-- START OF Materials provided --

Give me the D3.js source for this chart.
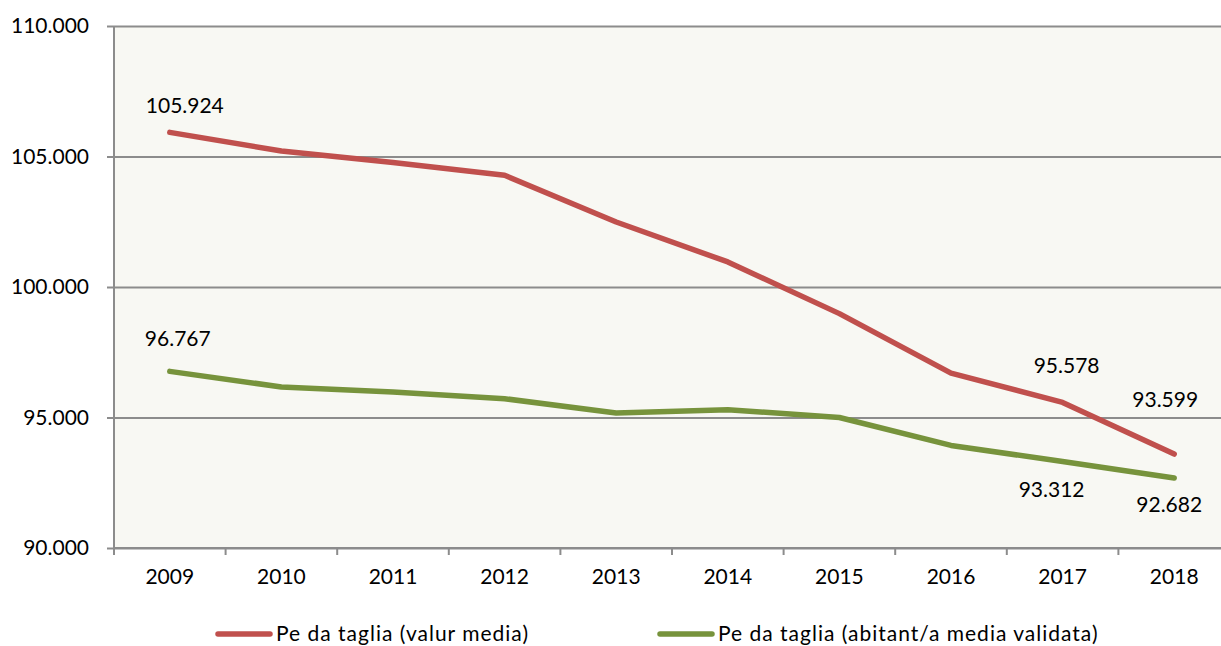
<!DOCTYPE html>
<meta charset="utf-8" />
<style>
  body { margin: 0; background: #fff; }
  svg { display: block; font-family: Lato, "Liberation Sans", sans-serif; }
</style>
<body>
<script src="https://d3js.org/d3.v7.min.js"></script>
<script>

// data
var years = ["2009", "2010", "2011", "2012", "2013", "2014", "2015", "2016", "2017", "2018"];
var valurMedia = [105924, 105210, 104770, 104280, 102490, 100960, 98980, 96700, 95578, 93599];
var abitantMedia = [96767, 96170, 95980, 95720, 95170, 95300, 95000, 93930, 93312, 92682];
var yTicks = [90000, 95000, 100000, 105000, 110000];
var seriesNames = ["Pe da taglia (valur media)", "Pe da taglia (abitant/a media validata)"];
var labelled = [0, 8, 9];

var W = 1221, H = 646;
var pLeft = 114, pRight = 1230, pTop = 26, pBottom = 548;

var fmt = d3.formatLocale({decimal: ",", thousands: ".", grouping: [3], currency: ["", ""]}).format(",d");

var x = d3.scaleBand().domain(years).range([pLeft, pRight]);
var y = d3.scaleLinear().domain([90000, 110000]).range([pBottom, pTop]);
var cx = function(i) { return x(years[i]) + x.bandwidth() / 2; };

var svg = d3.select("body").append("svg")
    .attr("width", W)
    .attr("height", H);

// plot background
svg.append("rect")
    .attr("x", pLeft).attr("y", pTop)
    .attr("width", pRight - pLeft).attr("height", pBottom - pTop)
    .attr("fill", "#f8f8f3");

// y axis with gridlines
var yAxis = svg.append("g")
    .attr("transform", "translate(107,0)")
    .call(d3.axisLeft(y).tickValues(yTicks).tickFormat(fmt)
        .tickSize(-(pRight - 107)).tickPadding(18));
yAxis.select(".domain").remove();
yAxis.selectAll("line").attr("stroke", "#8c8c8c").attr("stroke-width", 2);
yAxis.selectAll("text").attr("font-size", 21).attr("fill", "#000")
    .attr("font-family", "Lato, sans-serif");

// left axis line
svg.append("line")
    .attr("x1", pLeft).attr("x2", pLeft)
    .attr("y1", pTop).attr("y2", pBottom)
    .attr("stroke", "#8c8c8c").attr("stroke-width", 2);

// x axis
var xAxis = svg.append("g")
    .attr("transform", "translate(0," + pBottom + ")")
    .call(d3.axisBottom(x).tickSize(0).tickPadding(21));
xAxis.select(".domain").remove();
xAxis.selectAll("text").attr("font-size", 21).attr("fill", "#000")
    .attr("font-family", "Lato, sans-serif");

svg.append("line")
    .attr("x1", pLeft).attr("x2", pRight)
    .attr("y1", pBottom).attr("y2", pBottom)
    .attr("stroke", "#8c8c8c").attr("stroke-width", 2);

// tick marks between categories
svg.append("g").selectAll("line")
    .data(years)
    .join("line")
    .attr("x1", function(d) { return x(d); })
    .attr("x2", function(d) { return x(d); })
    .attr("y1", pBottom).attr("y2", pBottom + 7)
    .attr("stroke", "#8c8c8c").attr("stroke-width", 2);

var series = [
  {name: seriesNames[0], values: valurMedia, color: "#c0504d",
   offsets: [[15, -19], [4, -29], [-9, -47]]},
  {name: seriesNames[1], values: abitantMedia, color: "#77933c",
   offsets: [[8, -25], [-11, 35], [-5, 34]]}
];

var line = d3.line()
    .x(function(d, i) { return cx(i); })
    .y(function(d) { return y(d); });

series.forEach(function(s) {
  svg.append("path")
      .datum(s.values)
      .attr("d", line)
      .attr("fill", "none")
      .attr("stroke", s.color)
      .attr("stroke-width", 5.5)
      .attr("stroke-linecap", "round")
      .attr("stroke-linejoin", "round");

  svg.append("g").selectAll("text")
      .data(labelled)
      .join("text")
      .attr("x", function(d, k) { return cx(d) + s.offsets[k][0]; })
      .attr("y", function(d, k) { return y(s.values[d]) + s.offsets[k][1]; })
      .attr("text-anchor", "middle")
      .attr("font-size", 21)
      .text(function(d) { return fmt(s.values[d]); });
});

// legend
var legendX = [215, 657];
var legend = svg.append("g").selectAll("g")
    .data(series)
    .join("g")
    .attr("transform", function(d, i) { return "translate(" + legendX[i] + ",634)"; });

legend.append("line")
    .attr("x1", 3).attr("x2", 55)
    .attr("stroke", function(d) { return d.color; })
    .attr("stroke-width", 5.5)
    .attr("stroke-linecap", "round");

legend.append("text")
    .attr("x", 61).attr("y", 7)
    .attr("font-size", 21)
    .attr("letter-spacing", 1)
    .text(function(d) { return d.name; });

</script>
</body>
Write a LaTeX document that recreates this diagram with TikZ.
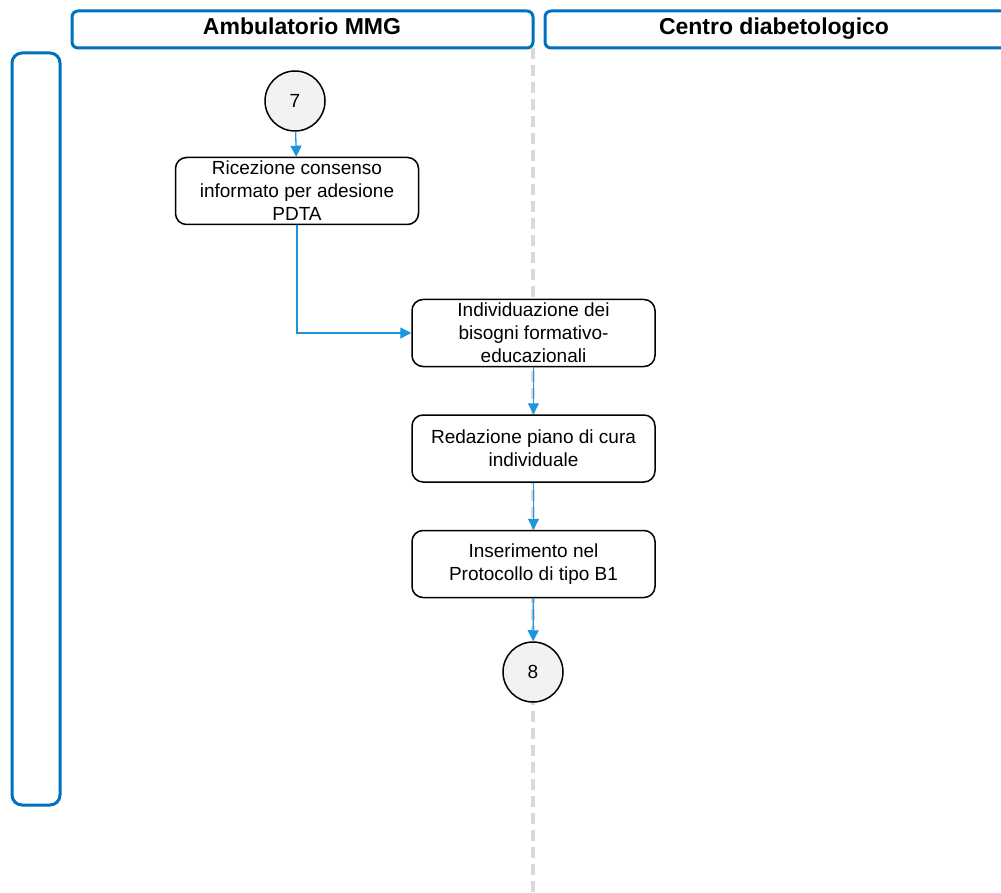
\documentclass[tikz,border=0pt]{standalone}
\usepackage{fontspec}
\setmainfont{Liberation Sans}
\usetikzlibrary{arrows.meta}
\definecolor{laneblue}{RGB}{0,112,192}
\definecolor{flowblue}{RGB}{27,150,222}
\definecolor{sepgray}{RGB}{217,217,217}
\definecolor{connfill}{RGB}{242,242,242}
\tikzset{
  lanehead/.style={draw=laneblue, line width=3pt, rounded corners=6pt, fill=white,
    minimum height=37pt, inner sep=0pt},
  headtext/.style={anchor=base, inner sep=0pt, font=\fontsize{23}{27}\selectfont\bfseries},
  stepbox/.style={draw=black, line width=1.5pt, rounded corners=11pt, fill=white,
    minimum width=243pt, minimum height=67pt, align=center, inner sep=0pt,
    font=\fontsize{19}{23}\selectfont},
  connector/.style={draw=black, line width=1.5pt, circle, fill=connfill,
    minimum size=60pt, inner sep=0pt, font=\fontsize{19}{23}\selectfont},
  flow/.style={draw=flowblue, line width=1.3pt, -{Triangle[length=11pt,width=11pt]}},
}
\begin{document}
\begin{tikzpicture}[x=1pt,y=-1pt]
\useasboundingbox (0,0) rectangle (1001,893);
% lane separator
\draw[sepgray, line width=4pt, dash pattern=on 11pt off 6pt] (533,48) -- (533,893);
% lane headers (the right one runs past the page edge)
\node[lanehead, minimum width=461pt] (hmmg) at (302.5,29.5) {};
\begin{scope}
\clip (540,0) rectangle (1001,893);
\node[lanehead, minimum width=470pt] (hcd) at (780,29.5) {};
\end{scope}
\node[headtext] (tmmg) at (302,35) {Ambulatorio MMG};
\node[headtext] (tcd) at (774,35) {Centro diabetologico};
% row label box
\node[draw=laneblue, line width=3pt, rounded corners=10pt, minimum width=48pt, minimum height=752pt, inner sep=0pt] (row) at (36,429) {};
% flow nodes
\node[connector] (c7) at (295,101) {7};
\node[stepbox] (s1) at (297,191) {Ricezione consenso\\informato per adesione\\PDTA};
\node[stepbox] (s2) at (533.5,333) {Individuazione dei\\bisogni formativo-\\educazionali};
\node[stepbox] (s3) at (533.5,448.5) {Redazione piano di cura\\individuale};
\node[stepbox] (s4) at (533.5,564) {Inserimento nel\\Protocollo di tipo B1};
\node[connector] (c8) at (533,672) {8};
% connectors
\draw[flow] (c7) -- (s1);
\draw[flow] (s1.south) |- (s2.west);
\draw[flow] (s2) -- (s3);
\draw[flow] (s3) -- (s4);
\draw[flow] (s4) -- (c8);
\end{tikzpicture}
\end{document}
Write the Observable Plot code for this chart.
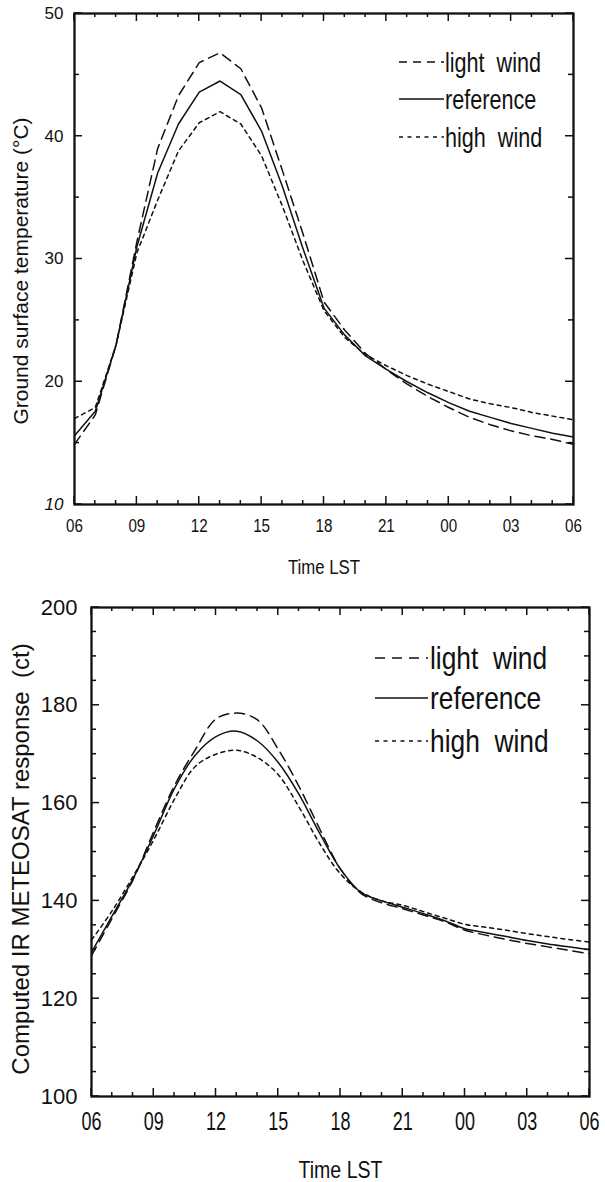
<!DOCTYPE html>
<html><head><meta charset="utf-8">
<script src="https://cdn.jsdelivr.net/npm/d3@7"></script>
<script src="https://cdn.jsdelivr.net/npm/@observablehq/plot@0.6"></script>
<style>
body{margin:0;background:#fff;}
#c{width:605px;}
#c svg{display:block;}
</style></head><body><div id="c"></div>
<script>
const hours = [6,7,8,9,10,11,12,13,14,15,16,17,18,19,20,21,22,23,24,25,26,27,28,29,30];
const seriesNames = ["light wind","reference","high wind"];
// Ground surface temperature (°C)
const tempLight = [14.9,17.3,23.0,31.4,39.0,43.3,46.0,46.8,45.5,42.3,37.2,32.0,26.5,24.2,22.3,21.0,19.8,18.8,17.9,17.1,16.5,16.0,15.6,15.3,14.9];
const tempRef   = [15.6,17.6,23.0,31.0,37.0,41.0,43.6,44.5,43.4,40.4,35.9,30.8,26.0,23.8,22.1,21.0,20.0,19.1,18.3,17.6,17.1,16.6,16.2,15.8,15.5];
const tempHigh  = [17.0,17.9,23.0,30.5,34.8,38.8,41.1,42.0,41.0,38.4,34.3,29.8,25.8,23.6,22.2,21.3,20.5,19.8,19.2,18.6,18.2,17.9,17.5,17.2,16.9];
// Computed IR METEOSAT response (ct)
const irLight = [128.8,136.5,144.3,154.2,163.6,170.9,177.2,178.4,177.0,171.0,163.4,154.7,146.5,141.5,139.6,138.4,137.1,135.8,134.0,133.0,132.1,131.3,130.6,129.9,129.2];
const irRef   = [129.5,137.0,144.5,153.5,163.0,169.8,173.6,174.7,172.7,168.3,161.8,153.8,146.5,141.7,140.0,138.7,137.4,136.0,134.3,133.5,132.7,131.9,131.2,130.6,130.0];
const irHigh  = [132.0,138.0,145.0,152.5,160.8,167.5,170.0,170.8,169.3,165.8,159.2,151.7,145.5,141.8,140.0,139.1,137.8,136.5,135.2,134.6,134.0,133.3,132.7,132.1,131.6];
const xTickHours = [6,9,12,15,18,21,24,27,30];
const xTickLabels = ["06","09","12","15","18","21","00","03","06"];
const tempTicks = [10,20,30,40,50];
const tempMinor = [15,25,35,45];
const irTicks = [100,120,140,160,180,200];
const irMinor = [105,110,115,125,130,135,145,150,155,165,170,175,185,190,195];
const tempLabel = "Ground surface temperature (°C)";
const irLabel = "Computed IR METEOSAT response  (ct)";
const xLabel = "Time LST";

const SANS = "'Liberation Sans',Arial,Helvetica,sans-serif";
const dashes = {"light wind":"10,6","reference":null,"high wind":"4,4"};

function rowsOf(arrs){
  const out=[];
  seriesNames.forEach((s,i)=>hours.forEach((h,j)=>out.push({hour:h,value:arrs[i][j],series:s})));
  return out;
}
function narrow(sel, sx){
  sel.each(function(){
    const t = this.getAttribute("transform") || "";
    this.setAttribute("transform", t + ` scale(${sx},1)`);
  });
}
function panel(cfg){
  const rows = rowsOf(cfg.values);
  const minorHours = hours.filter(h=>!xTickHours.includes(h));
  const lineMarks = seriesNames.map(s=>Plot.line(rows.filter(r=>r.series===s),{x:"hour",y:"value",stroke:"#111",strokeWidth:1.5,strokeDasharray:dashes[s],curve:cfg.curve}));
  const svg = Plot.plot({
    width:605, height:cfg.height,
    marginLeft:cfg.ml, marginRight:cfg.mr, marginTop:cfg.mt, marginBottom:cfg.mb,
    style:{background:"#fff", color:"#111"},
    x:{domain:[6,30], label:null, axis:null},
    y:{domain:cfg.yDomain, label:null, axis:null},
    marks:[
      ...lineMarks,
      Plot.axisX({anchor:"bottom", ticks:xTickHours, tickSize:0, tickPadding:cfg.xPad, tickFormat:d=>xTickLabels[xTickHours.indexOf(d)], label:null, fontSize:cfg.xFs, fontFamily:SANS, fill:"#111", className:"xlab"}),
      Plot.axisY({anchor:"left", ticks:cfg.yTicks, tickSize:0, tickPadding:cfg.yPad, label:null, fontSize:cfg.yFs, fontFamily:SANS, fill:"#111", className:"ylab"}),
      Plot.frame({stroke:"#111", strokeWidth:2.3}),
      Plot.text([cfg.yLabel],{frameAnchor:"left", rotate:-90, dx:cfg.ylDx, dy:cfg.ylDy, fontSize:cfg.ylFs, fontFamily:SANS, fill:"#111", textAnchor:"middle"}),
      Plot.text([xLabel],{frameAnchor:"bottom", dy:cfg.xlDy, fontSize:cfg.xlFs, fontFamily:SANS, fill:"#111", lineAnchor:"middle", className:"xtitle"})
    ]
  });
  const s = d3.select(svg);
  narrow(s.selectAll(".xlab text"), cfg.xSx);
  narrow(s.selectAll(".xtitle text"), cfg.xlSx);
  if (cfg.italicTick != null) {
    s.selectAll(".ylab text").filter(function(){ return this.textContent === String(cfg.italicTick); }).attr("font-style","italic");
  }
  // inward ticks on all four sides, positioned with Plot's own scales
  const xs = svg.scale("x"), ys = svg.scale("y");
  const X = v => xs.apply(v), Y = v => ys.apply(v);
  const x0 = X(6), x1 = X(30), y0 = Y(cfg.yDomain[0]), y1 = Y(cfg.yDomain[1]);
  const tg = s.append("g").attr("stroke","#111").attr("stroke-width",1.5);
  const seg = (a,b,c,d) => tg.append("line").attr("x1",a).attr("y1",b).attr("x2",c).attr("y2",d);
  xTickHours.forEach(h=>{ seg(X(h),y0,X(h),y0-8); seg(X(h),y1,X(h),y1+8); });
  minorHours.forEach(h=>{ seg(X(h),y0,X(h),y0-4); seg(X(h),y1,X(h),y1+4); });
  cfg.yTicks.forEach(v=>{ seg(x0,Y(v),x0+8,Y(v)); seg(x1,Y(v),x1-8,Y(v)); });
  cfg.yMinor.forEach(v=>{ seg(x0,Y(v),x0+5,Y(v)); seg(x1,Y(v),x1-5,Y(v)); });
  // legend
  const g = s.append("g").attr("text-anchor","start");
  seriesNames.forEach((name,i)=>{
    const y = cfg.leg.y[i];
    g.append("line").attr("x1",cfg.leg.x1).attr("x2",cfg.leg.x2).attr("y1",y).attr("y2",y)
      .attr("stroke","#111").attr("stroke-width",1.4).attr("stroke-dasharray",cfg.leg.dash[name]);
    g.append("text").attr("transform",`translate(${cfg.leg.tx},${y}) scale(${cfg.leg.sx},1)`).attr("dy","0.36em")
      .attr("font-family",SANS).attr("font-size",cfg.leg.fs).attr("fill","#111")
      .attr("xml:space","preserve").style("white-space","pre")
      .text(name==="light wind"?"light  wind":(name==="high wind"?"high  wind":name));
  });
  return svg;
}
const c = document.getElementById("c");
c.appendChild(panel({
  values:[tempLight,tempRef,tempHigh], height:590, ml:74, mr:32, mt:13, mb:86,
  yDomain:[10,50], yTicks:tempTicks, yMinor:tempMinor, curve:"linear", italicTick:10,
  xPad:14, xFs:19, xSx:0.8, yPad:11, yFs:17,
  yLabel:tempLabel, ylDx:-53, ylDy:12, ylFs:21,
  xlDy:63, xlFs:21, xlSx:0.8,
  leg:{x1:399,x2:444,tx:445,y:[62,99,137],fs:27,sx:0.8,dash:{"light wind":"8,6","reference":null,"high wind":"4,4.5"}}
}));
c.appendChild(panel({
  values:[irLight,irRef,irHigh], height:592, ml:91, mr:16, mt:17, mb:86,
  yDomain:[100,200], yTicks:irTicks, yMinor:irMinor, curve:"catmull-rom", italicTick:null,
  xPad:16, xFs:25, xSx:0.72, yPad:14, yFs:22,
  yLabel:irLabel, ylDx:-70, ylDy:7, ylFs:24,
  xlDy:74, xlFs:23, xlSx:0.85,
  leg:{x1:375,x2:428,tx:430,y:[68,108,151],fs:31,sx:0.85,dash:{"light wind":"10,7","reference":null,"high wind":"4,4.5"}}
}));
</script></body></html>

-- END OF Materials provided --

** What you will do **
In the entries above, find lines with "Write" and copy each.

** Result below **
Write a LaTeX document that recreates this diagram with TikZ.
Write the Observable Plot code for this chart.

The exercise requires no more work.